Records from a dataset

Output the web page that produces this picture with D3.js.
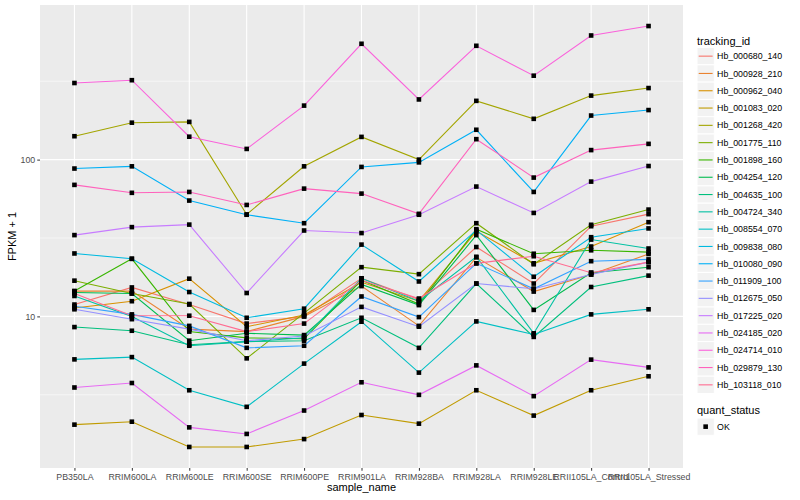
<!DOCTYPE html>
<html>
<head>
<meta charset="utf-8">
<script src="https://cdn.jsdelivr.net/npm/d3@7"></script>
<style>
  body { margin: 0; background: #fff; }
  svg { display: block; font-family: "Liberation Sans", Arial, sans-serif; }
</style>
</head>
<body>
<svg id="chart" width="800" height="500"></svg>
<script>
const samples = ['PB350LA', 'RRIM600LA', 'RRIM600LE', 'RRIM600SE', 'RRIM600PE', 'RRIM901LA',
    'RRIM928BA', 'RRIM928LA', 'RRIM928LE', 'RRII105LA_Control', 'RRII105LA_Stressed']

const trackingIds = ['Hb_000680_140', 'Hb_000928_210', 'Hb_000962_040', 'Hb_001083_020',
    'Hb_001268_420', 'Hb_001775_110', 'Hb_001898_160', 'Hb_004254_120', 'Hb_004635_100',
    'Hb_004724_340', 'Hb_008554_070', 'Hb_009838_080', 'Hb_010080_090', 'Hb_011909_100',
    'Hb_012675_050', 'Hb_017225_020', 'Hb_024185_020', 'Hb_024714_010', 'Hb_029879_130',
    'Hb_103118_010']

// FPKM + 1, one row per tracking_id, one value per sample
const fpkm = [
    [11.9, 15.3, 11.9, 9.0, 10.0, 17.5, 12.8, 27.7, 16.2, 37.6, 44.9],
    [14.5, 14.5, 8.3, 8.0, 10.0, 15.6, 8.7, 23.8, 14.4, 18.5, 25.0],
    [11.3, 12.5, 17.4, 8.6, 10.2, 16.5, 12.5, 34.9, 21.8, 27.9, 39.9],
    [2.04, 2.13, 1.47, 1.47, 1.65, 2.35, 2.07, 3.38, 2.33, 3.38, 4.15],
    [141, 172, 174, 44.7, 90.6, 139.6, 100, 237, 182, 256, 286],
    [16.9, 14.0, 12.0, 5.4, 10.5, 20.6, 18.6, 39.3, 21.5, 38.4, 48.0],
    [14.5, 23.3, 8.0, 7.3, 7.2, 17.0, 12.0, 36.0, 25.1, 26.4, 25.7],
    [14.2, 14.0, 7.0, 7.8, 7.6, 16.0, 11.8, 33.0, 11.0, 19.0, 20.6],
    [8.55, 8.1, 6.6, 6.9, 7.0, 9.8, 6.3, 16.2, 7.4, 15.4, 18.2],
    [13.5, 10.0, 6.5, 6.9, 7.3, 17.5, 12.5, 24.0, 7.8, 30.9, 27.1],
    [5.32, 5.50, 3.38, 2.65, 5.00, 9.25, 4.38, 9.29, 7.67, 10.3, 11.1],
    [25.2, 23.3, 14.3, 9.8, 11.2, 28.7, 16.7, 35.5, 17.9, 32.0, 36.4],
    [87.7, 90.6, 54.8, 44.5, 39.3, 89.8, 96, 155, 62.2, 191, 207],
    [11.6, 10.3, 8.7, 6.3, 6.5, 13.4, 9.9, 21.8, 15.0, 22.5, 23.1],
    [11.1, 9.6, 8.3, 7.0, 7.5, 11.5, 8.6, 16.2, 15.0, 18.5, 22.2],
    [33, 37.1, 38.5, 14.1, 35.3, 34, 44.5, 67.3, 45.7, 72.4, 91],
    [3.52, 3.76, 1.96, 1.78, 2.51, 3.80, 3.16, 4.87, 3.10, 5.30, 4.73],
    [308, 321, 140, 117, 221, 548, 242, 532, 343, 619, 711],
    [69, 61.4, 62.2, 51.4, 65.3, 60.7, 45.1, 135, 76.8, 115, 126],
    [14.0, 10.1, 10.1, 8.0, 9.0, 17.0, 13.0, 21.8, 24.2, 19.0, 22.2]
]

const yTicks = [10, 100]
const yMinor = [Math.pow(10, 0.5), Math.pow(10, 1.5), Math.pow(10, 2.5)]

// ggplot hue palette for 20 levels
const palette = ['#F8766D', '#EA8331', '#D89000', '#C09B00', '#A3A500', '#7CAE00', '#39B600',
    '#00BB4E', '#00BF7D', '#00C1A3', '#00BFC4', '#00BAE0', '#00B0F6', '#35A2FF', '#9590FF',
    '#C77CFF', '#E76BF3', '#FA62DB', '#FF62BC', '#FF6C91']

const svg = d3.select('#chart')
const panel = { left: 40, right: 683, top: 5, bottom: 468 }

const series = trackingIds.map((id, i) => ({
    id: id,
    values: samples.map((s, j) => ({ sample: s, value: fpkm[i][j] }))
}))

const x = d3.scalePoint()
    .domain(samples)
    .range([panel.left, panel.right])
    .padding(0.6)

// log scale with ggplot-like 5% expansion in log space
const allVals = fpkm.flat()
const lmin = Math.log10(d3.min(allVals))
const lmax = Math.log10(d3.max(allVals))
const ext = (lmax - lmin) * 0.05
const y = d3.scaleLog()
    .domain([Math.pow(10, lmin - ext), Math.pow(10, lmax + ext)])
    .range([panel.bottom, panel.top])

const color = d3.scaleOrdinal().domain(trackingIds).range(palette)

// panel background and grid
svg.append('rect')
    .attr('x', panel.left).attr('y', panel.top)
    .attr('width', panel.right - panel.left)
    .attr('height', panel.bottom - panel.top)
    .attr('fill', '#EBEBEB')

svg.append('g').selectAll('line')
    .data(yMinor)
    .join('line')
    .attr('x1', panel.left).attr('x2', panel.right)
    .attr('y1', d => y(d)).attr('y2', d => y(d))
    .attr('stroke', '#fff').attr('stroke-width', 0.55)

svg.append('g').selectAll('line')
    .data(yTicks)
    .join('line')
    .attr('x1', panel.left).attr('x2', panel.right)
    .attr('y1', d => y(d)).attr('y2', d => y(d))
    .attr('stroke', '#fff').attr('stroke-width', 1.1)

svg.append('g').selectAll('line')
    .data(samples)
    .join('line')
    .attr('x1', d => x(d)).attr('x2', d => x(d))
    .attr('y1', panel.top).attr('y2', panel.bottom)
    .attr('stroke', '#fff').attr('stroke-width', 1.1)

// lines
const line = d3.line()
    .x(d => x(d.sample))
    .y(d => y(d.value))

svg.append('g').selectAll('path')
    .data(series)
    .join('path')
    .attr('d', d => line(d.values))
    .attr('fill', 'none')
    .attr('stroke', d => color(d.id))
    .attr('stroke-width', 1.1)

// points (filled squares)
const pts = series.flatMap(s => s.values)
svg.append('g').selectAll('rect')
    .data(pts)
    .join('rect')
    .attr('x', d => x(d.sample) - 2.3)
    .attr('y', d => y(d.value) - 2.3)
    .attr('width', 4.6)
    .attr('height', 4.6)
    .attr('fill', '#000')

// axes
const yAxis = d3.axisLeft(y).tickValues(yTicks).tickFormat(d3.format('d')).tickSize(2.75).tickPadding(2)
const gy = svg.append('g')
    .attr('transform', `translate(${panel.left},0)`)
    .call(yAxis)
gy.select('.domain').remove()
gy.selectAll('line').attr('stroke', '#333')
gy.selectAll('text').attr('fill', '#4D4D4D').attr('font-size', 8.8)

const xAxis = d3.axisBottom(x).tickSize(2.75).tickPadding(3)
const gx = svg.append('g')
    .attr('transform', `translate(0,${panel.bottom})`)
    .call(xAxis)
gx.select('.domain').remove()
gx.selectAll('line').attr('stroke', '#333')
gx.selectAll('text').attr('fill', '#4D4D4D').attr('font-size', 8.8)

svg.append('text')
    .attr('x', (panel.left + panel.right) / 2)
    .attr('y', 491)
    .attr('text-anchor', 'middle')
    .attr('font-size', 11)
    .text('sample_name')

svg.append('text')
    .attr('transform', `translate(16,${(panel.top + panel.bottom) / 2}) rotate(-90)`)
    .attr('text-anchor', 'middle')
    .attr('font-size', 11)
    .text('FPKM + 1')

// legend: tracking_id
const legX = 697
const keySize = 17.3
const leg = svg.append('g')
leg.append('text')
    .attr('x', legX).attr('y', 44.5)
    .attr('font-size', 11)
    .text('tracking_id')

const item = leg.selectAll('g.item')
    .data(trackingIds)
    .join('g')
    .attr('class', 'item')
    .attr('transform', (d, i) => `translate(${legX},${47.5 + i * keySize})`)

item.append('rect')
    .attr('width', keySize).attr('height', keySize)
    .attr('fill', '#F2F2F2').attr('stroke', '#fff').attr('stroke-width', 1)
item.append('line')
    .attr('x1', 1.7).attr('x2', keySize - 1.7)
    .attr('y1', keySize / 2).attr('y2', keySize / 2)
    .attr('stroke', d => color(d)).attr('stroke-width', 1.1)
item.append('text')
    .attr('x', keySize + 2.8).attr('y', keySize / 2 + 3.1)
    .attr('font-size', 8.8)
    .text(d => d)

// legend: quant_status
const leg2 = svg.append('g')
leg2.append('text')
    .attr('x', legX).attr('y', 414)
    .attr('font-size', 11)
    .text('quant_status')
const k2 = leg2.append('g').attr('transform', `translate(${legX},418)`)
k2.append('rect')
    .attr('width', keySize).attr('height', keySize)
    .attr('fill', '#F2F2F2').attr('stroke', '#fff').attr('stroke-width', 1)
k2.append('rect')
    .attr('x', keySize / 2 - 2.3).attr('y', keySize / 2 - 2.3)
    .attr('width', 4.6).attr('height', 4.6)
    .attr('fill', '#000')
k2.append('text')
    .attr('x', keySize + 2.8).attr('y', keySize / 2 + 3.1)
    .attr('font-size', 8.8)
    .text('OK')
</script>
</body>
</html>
==
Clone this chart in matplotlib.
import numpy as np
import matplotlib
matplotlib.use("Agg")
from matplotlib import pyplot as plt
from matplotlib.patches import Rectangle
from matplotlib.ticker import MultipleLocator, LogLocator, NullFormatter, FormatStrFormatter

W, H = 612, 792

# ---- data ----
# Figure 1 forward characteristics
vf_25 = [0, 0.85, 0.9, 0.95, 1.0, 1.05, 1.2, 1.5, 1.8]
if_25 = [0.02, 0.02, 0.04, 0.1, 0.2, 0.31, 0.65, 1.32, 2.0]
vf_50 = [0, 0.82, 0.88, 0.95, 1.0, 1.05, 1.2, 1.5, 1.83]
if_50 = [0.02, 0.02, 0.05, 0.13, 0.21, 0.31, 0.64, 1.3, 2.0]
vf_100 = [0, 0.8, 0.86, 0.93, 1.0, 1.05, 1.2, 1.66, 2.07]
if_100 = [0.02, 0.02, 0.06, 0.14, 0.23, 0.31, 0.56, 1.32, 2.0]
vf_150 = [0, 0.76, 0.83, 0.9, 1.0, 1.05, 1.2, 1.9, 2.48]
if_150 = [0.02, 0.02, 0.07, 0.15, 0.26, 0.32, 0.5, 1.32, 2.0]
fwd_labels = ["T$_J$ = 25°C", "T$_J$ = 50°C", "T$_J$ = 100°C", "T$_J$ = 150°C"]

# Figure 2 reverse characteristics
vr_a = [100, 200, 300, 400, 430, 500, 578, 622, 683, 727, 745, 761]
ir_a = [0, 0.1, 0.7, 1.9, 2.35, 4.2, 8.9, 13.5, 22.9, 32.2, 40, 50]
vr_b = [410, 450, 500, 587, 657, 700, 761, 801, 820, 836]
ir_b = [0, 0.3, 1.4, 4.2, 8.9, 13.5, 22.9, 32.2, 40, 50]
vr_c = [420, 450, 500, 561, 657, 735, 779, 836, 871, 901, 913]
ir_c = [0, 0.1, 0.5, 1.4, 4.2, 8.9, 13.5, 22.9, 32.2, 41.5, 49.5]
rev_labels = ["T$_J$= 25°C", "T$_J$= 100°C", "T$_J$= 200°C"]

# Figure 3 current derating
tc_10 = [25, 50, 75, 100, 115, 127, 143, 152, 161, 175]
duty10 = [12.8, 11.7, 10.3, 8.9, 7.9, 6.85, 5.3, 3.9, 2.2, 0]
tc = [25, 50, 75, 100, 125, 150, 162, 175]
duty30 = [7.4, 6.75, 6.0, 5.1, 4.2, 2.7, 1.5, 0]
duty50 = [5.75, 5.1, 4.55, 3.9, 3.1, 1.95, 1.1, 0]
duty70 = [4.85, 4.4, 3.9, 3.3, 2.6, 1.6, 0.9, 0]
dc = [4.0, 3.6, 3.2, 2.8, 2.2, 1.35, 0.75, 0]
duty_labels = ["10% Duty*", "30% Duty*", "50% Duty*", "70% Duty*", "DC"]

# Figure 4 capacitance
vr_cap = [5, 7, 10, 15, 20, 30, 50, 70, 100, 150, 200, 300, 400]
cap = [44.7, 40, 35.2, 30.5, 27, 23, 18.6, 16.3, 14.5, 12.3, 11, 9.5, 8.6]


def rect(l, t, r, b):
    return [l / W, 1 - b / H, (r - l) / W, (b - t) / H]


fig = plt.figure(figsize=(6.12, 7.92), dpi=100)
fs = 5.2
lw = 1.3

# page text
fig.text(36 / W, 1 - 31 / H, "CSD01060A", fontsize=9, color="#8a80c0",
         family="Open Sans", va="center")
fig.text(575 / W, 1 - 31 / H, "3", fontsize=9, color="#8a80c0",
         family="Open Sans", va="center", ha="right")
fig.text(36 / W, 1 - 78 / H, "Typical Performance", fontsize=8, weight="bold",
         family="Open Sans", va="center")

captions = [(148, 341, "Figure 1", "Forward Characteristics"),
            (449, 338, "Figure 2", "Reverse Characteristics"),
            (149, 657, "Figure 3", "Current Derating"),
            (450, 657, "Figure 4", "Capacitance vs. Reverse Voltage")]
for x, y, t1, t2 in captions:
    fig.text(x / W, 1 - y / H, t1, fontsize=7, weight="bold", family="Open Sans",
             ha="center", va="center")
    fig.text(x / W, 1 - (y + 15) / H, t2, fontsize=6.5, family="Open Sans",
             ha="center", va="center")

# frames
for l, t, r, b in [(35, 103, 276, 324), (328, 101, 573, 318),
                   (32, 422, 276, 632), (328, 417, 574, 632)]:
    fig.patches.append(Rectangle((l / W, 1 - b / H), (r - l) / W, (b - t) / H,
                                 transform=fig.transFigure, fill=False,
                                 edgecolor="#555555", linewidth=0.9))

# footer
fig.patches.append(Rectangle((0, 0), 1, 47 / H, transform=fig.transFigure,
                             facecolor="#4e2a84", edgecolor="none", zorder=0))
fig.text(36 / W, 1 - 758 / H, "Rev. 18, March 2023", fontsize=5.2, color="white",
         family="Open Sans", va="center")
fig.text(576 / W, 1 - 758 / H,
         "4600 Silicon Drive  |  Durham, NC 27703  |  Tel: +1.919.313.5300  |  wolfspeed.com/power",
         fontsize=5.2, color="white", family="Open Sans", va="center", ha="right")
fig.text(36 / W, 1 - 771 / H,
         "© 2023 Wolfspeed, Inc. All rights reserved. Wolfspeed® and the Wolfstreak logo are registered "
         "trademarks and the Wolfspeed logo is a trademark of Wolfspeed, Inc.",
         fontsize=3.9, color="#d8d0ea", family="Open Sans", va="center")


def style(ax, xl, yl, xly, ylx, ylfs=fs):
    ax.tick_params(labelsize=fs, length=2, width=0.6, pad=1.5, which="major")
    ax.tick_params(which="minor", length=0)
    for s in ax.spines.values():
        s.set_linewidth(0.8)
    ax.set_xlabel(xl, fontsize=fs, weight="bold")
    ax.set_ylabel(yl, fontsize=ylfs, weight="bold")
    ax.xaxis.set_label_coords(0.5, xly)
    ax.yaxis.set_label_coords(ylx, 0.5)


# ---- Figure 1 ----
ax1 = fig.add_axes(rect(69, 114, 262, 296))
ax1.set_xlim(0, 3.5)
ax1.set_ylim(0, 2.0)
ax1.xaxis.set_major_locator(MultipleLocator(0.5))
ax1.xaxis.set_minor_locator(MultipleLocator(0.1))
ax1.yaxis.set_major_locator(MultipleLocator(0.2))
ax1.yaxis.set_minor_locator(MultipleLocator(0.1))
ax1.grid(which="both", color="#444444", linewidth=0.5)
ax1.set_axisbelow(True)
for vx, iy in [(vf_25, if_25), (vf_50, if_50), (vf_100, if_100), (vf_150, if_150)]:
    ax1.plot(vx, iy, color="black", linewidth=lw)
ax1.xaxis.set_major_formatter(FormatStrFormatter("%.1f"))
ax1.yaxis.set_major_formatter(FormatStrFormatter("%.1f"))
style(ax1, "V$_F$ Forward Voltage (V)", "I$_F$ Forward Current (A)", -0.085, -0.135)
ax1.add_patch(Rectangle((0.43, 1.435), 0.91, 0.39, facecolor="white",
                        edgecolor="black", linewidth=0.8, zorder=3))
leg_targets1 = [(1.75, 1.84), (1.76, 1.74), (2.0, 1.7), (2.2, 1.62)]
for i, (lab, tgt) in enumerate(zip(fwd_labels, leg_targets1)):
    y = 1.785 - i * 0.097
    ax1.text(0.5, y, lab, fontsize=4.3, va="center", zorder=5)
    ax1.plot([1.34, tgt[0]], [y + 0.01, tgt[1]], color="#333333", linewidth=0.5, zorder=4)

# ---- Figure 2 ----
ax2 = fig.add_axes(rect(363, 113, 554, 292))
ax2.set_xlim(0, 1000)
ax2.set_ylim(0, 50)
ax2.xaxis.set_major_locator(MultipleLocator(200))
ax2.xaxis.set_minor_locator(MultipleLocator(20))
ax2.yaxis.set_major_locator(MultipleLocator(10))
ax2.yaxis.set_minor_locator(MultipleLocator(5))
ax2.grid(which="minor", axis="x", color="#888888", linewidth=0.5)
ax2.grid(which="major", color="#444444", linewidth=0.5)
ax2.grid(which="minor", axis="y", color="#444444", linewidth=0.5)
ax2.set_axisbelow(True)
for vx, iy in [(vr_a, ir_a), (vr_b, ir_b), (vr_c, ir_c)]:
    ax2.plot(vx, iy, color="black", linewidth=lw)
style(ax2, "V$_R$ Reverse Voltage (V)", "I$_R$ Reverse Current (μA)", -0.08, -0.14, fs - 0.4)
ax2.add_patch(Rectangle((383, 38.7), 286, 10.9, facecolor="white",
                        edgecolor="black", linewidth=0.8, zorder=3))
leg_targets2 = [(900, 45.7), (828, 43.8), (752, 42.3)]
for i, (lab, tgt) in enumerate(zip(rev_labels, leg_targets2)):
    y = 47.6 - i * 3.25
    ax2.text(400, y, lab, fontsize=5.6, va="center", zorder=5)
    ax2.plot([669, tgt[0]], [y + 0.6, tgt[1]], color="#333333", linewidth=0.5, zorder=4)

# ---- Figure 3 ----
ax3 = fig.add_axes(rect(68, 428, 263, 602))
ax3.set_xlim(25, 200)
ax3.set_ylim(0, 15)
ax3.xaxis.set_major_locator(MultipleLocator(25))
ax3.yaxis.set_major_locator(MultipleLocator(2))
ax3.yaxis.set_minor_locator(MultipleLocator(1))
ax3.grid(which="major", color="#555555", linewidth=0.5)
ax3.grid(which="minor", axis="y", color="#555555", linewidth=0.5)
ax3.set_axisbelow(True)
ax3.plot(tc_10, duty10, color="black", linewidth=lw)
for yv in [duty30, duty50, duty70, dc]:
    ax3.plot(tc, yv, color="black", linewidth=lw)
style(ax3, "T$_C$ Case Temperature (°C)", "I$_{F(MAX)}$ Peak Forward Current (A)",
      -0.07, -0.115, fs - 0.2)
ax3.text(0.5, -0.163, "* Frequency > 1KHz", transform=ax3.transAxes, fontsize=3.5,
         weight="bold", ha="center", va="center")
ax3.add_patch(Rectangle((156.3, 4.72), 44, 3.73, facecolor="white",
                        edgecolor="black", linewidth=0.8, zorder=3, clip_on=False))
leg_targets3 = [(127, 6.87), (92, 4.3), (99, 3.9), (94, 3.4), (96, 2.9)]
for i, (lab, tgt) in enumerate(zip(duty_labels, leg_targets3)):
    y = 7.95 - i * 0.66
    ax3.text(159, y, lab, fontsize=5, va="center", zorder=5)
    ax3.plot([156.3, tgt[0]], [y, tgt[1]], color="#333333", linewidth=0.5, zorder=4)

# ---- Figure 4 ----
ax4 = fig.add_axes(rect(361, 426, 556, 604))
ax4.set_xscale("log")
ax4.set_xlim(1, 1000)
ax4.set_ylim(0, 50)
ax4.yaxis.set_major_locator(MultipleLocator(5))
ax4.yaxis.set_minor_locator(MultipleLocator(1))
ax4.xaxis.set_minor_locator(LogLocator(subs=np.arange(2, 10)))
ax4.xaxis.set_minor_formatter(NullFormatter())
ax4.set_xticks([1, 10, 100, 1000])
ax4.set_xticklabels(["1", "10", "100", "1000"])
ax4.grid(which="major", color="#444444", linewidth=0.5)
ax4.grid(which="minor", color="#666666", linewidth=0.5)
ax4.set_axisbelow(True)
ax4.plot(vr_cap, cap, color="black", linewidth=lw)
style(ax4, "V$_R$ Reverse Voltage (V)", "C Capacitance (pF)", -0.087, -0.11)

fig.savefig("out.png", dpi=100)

WHAT YOU ARE ASKED TO DO
Show all lines above holding "this".

WORKED SOLUTION
Output the web page that produces this picture with D3.js.
Clone this chart in matplotlib.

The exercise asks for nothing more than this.